Can you tell me about the thousand yard stare?  It's hard to explain. You almost have to see it. Then you don't really see it, you feel it.. It's not a stare really.. It's an empty look.. it's an I don't care because I've seen it all kind of look.. a living dead look.. not sad or mad, not happy or bad, just empty, just don't care.. you can't hurt me no more.. like your looking through someone. And it feels much worse than it looks. Here is a quote that I have used in our newsletter.. "Look at an infantryman's eyes, and you can tell how much war he has seen" - Bill Mauldin, "Up Front" (1945).

Did you enjoy being away from your family? Why/Why not?  No, I did not enjoy being away from my family. Mostly because I wasn't sure I'd ever get to see them again.

What kinds of human tragedies did you see in Vietnam?  I saw a lot of human tragedies in Vietnam. Many friends were killed and we killed a lot of the North Vietnamese in return. There were people begging for food along the roads as we drove by. But the tragedy that comes back to haunt me the most has to do with Vietnamese school kids. When being trucked through Hue on our way to the chopper pad at Camp Evans we'd pass a grade school. The playground was surrounded by sand bags and barbed wire. There were bunkers and South Vietnamese soldiers guarding the children with machine guns as they played the same sort of games that I had played when I was in school not too long before being drafted. It was so sad for us to see, but the children accepted it as an everyday part of their lives. That's just the way it was for them.

What was the most tragic thing that happened to you in Vietnam?  Hill 805... We were sent on a mission to take and hold Hill 805 near Firebase Ripcord. There were 11 men from our company killed and 56 wounded during the time that we held that hill... then we just left.. just walked off the hill.. it wasn't important anymore.

Do you regret Vietnam? If so Why?  I do not regret going to Vietnam but do regret how the war was being fought. Our mission, the soldiers mission, was to protect the South Vietnamese civilians. I have no idea what the politicians' mission was.

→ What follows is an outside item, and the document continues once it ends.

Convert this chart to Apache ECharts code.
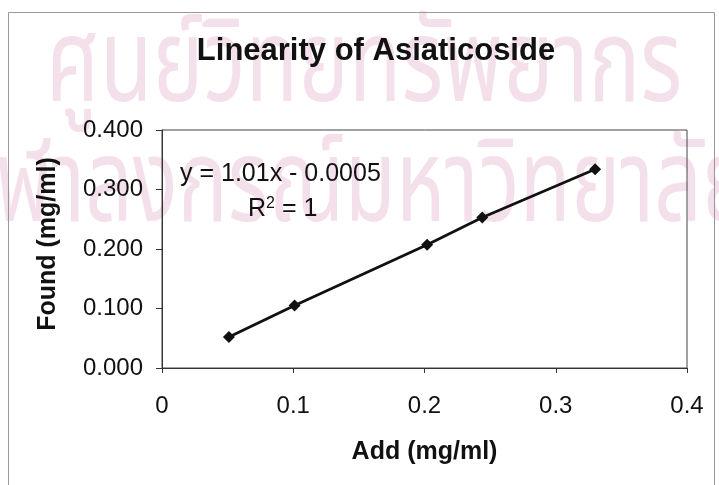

How did it effect you when you came home?  Shortly after coming home my first wife left me. I felt terrible! I wondered why I was allowed to walk off that hill without a scratch just to come home to nothing when some of those who were killed had loving wives & children waiting for them. I would have traded places with any one of them in a heartbeat. I had nothing, and they lost everything.

Does it have effect on your family today?  That's kind of a hard question to answer. I guess we just take it for granted. It is certainly a part of our lives, especially since we go to company reunions every other year. My kids have friends who are the kids of the guys I served with in Vietnam. I went to my oldest sons High School class and spoke with them when they were studying Vietnam a few years ago. My youngest sons help sort the bi-monthly newsletter that I edit for our Vietnam Veterans Association. It is very much a part of our every day life. It's not a bad part of our lives I don't think. I've been open and honest with my family about what it was like for me in Vietnam. They have seen me cry about those who were lost, and they've watched me be reunited for the first time in 20 some years with those we've located from my company who survived. I really don't know how it has effected my family. I guess I'm just their Dad.. who just happens to be a Vietnam Vet.